In re A.W.
2014 Ohio 4952
Ohio Ct. App.2014Background
- Appeal from Knox County Juvenile Court, case Nos. 2121387 and 2131207, concerning Andrew W., a juvenile, charged with multiple sex offenses and a liquor-control violation.
- Two complaints: Dec. 6, 2012 filing for rape (two counts) and liquor violation; Jan. 10, 2013 competency issue leading to evaluation; second complaint filed June 7, 2013 for gross sexual imposition (two counts) and tampering with evidence.
- Competency evaluation ordered Jan. 15, 2013; evaluation performed Jan. 29, 2013; no competency hearing or written determination initially.
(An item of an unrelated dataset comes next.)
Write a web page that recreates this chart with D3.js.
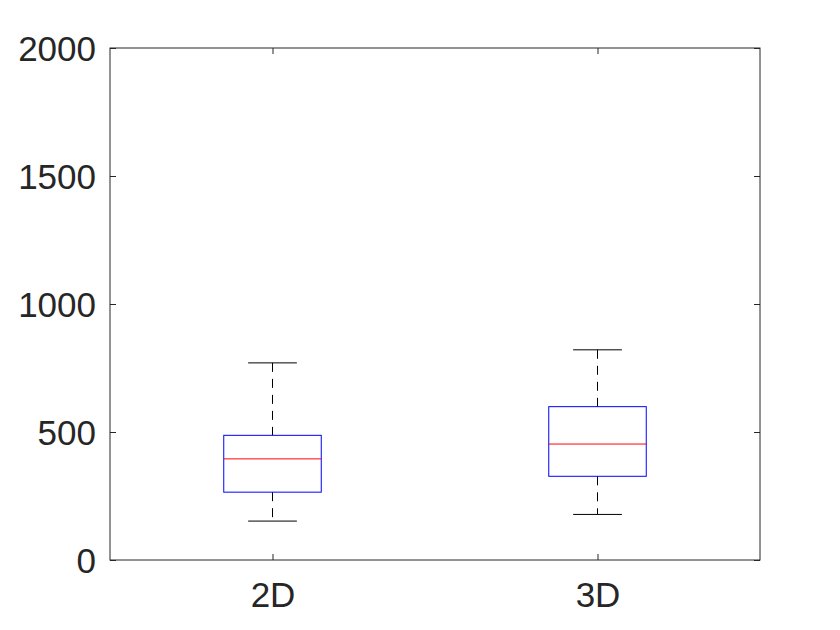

- June 24, 2013 trial adjudicated delinquent on one rape count, liquor violation, one gross sexual imposition count, and tampering with evidence; dismissed forcible rape and forcible gross sexual imposition counts.
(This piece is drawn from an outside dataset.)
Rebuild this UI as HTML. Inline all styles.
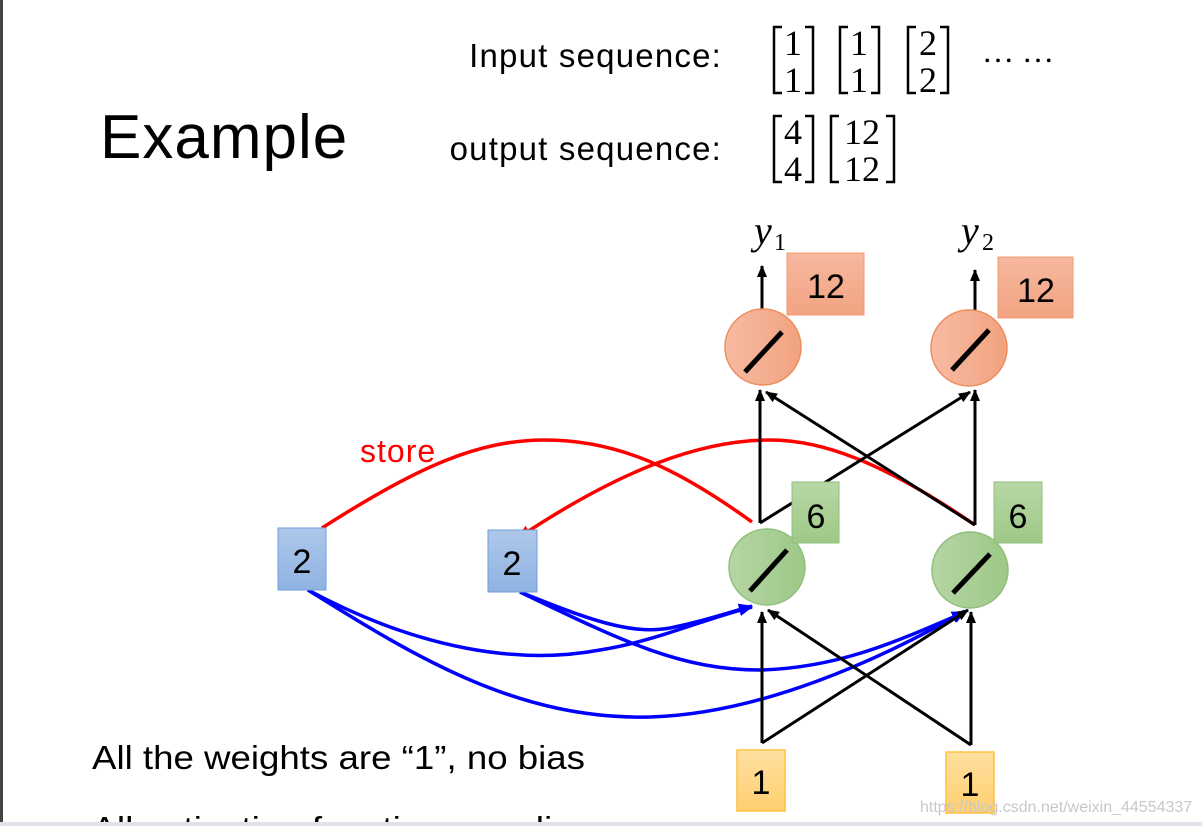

- Committed to Ohio Department of Youth Services for a minimum aggregate term of one year to a maximum until age 21; appellate reversal remanded for competency hearing; competency later found.
- Court reopened case Oct. 30, 2014 to address remaining assignments of error; judgment affirmed on appeal.
Issues
| Issue | Plaintiff's Argument | Defendant's Argument | Held |
|---|---|---|---|
| Was the delinquency finding supported by sufficient evidence? | Andrew argues insufficient evidence. | State argues the evidence proves elements beyond a reasonable doubt. | Sufficiency established; evidence credible and sufficient. |
| Was the prosecution arbitrary due to the statutes’ designating victim/offender? | Andrew asserts statutes 2907.02(A)(1)(c) and 2907.05(A)(5) create arbitrary enforcement. | State contends no plain error; no discriminatory prosecution. | No plain error; no arbitrary enforcement. |
| Was there ineffective assistance of counsel at adjudication? | Andrew claims trial counsel was ineffective for not objecting. | State asserts no deficiency; defense counsel conducted closing and Crim.R. 29 motion. | No ineffective assistance. |
Key Cases Cited
- State v. Jenks, 61 Ohio St.3d 259 (1991) (sufficiency review standard; rational trier could find elements proven beyond reasonable doubt)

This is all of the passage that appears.